Income arising from sources outside India, including:

  • Salary, house property income, business/professional income
  • Long-term and short-term capital gains
  • Interest, dividends, royalties, technical fees
  • Gross proceeds from foreign assets or investments

Foreign Assets:

Assets held outside India, in the taxpayer’s name or where they are a beneficial owner, such as:

  • Foreign bank or depository accounts
  • Custodial accounts
  • Cash value insurance or annuity contracts
  • Trusts where the taxpayer is a settlor, trustee, or beneficiary
  • Foreign equity or debt interests (including ESOPs)
  • Financial interests in any foreign entity/business
  • Immovable property and other capital assets

Where and When to Disclose?

  • Disclose at the time of filing your Income Tax Return (ITR) before the due date under

Sections 139(1), 139(4), and 139(5).

  • Use the correct ITR form (other than ITR-1 and ITR-4) that includes:
    • Schedule FA (Foreign Assets)
    • Schedule FSI (Foreign Source Income)
    • Schedule TR (Taxes Paid Abroad)

Note: ITR-1 and ITR-4 do not include schedules for foreign income and assets.

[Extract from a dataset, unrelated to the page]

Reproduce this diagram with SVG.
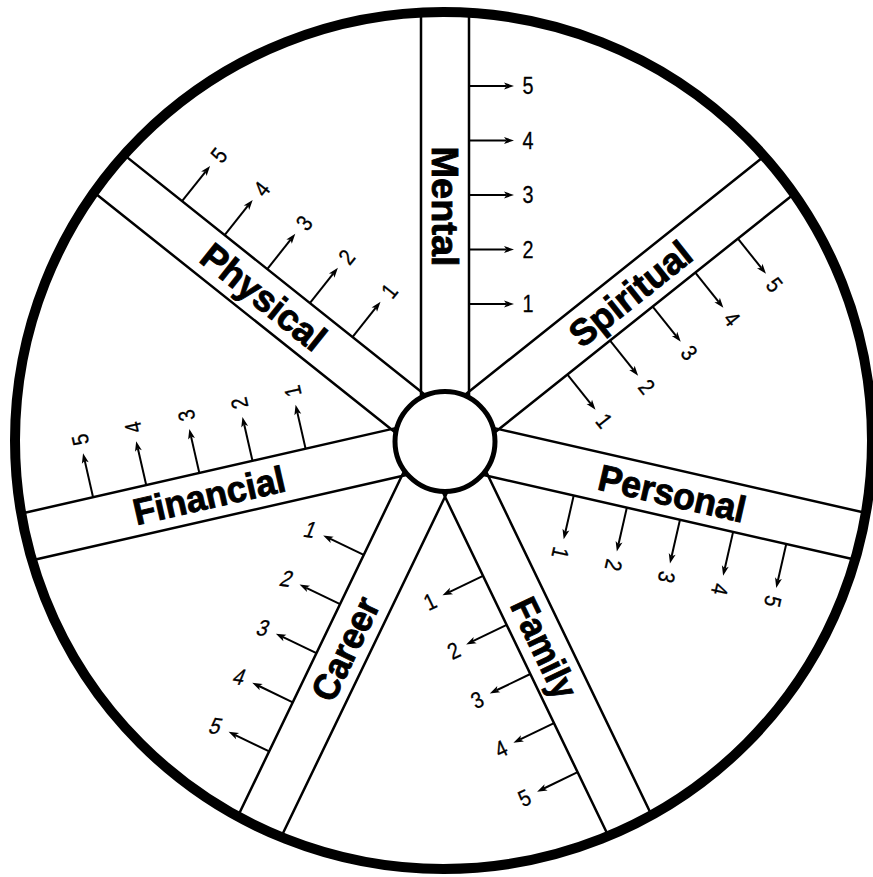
<svg xmlns="http://www.w3.org/2000/svg" width="873" height="877" viewBox="0 0 873 877">
<style>
.band{stroke:#000;stroke-width:2.5;fill:none}
.arr{stroke:#000;stroke-width:2;fill:none;marker-end:url(#ah)}
.title{font-family:"Liberation Sans",Arial,sans-serif;font-weight:bold;font-size:37px;fill:#000;stroke:#000;stroke-width:0.9;text-anchor:middle}
.num{font-family:"Liberation Sans",Arial,sans-serif;font-size:23px;fill:#000;stroke:#000;stroke-width:0.3;text-anchor:middle}
</style>
<defs>
<marker id="ah" markerUnits="userSpaceOnUse" markerWidth="11" markerHeight="8" refX="2.5" refY="3.5" orient="auto" style="overflow:visible">
<path d="M0,0 L10,3.5 L0,7 L2.5,3.5 Z" fill="#000"/>
</marker>
</defs>
<rect width="873" height="877" fill="#fff"/>

<g id="mental" transform="translate(445,441.5) rotate(-90)">
<path class="band" d="M44,-24H430M44,24H430"/>
<text class="title" transform="translate(235,0) rotate(180)" y="13" textLength="120" lengthAdjust="spacingAndGlyphs">Mental</text>
<g class="ticks">
<path class="arr" d="M137.5,24V61.5"/><path class="arr" d="M192,24V61.5"/><path class="arr" d="M246.5,24V61.5"/><path class="arr" d="M301,24V61.5"/><path class="arr" d="M355.5,24V61.5"/>
</g>
<text class="num" transform="translate(137.5,83) rotate(90) scale(0.86,1)" y="8.2">1</text>
<text class="num" transform="translate(192,83) rotate(90) scale(0.86,1)" y="8.2">2</text>
<text class="num" transform="translate(246.5,83) rotate(90) scale(0.86,1)" y="8.2">3</text>
<text class="num" transform="translate(301,83) rotate(90) scale(0.86,1)" y="8.2">4</text>
<text class="num" transform="translate(355.5,83) rotate(90) scale(0.86,1)" y="8.2">5</text>
</g>

<g id="spiritual" transform="translate(445,441.5) rotate(-38.571)">
<path class="band" d="M44,-24H430M44,24H430"/>
<text class="title" transform="translate(237,0)" y="13" textLength="145" lengthAdjust="spacingAndGlyphs">Spiritual</text>
<g class="ticks">
<path class="arr" d="M137.5,24V61.5"/><path class="arr" d="M192,24V61.5"/><path class="arr" d="M246.5,24V61.5"/><path class="arr" d="M301,24V61.5"/><path class="arr" d="M355.5,24V61.5"/>
</g>
<text class="num" transform="translate(137.5,83) rotate(90) scale(0.86,1)" y="8.2">1</text>
<text class="num" transform="translate(192,83) rotate(90) scale(0.86,1)" y="8.2">2</text>
<text class="num" transform="translate(246.5,83) rotate(90) scale(0.86,1)" y="8.2">3</text>
<text class="num" transform="translate(301,83) rotate(90) scale(0.86,1)" y="8.2">4</text>
<text class="num" transform="translate(355.5,83) rotate(90) scale(0.86,1)" y="8.2">5</text>
</g>

<g id="personal" transform="translate(445,441.5) rotate(12.857)">
<path class="band" d="M44,-24H430M44,24H430"/>
<text class="title" transform="translate(233,0)" y="13" textLength="150" lengthAdjust="spacingAndGlyphs">Personal</text>
<g class="ticks">
<path class="arr" d="M137.5,24V61.5"/><path class="arr" d="M192,24V61.5"/><path class="arr" d="M246.5,24V61.5"/><path class="arr" d="M301,24V61.5"/><path class="arr" d="M355.5,24V61.5"/>
</g>
<text class="num" transform="translate(137.5,83) rotate(90) scale(0.86,1)" y="8.2">1</text>
<text class="num" transform="translate(192,83) rotate(90) scale(0.86,1)" y="8.2">2</text>
<text class="num" transform="translate(246.5,83) rotate(90) scale(0.86,1)" y="8.2">3</text>
<text class="num" transform="translate(301,83) rotate(90) scale(0.86,1)" y="8.2">4</text>
<text class="num" transform="translate(355.5,83) rotate(90) scale(0.86,1)" y="8.2">5</text>
</g>

<g id="family" transform="translate(445,441.5) rotate(64.286)">
<path class="band" d="M44,-24H430M44,24H430"/>
<text class="title" transform="translate(229,0)" y="13" textLength="107" lengthAdjust="spacingAndGlyphs">Family</text>
<g class="ticks">
<path class="arr" d="M137.5,24V61.5"/><path class="arr" d="M192,24V61.5"/><path class="arr" d="M246.5,24V61.5"/><path class="arr" d="M301,24V61.5"/><path class="arr" d="M355.5,24V61.5"/>
</g>
<text class="num" transform="translate(137.5,83) rotate(-90) scale(0.86,1)" y="8.2">1</text>
<text class="num" transform="translate(192,83) rotate(-90) scale(0.86,1)" y="8.2">2</text>
<text class="num" transform="translate(246.5,83) rotate(-90) scale(0.86,1)" y="8.2">3</text>
<text class="num" transform="translate(301,83) rotate(-90) scale(0.86,1)" y="8.2">4</text>
<text class="num" transform="translate(355.5,83) rotate(-90) scale(0.86,1)" y="8.2">5</text>
</g>

<g id="career" transform="translate(445,441.5) rotate(115.714)">
<path class="band" d="M44,-24H430M44,24H430"/>
<text class="title" transform="translate(230,0) rotate(180)" y="13" textLength="110" lengthAdjust="spacingAndGlyphs">Career</text>
<g class="ticks">
<path class="arr" d="M137.5,24V61.5"/><path class="arr" d="M192,24V61.5"/><path class="arr" d="M246.5,24V61.5"/><path class="arr" d="M301,24V61.5"/><path class="arr" d="M355.5,24V61.5"/>
</g>
<text class="num" transform="translate(137.5,83) rotate(-107.714) skewX(-14) scale(0.86,1)" y="8.2">1</text>
<text class="num" transform="translate(192,83) rotate(-107.714) skewX(-14) scale(0.86,1)" y="8.2">2</text>
<text class="num" transform="translate(246.5,83) rotate(-107.714) skewX(-14) scale(0.86,1)" y="8.2">3</text>
<text class="num" transform="translate(301,83) rotate(-107.714) skewX(-14) scale(0.86,1)" y="8.2">4</text>
<text class="num" transform="translate(355.5,83) rotate(-107.714) skewX(-14) scale(0.86,1)" y="8.2">5</text>
</g>

<g id="financial" transform="translate(445,441.5) rotate(167.143)">
<path class="band" d="M44,-24H430M44,24H430"/>
<text class="title" transform="translate(242,0) rotate(180)" y="13" textLength="155" lengthAdjust="spacingAndGlyphs">Financial</text>
<g class="ticks">
<path class="arr" d="M137.5,24V61.5"/><path class="arr" d="M192,24V61.5"/><path class="arr" d="M246.5,24V61.5"/><path class="arr" d="M301,24V61.5"/><path class="arr" d="M355.5,24V61.5"/>
</g>
<text class="num" transform="translate(137.5,83) rotate(90) scale(0.86,1)" y="8.2">1</text>
<text class="num" transform="translate(192,83) rotate(90) scale(0.86,1)" y="8.2">2</text>
<text class="num" transform="translate(246.5,83) rotate(90) scale(0.86,1)" y="8.2">3</text>
<text class="num" transform="translate(301,83) rotate(90) scale(0.86,1)" y="8.2">4</text>
<text class="num" transform="translate(355.5,83) rotate(90) scale(0.86,1)" y="8.2">5</text>
</g>

<g id="physical" transform="translate(445,441.5) rotate(218.571)">
<path class="band" d="M44,-24H430M44,24H430"/>
<text class="title" transform="translate(232,0) rotate(180)" y="13" textLength="148" lengthAdjust="spacingAndGlyphs">Physical</text>
<g class="ticks">
<path class="arr" d="M137.5,24V61.5"/><path class="arr" d="M192,24V61.5"/><path class="arr" d="M246.5,24V61.5"/><path class="arr" d="M301,24V61.5"/><path class="arr" d="M355.5,24V61.5"/>
</g>
<text class="num" transform="translate(137.5,83) rotate(90) scale(0.86,1)" y="8.2">1</text>
<text class="num" transform="translate(192,83) rotate(90) scale(0.86,1)" y="8.2">2</text>
<text class="num" transform="translate(246.5,83) rotate(90) scale(0.86,1)" y="8.2">3</text>
<text class="num" transform="translate(301,83) rotate(90) scale(0.86,1)" y="8.2">4</text>
<text class="num" transform="translate(355.5,83) rotate(90) scale(0.86,1)" y="8.2">5</text>
</g>

<g id="hub"><circle cx="445" cy="441.5" r="50" fill="#fff" stroke="#000" stroke-width="5"/></g>
<g id="rim"><circle cx="443.5" cy="440.5" r="428.5" fill="none" stroke="#000" stroke-width="10"/></g>
</svg>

If the return is already filed without disclosure:

  • File a revised return before the due date (e.g., 31st December 2025).
  • Choose the correct ITR form.
  • Furnish all details of foreign income and assets in Schedules FA, FSI, and TR.

Consequences of Non-Disclosure

Under the Black Money Act and Income Tax Act:

  • Undisclosed foreign assets:
    • Tax: 30% of undisclosed income/assets
    • Penalty: 90% of undisclosed income/assets
  • Non-filing or false reporting:

    • May attract prosecution and imprisonment (3–10 years) in serious cases.

Voluntary disclosure before detection can significantly reduce tax liability and avoid penalties or prosecution.

Conclusion

Resident Indians must disclose all foreign assets and income in their ITR. Non-disclosure can lead to heavy taxes, penalties, and even imprisonment. The safest and legally compliant approach is to report accurately in the correct ITR form using Schedules FA, FSI, and TR, and revise any previously filed return if foreign assets or income were omitted.

Transparency and timely reporting not only ensure compliance but also protect against severe legal and financial consequences.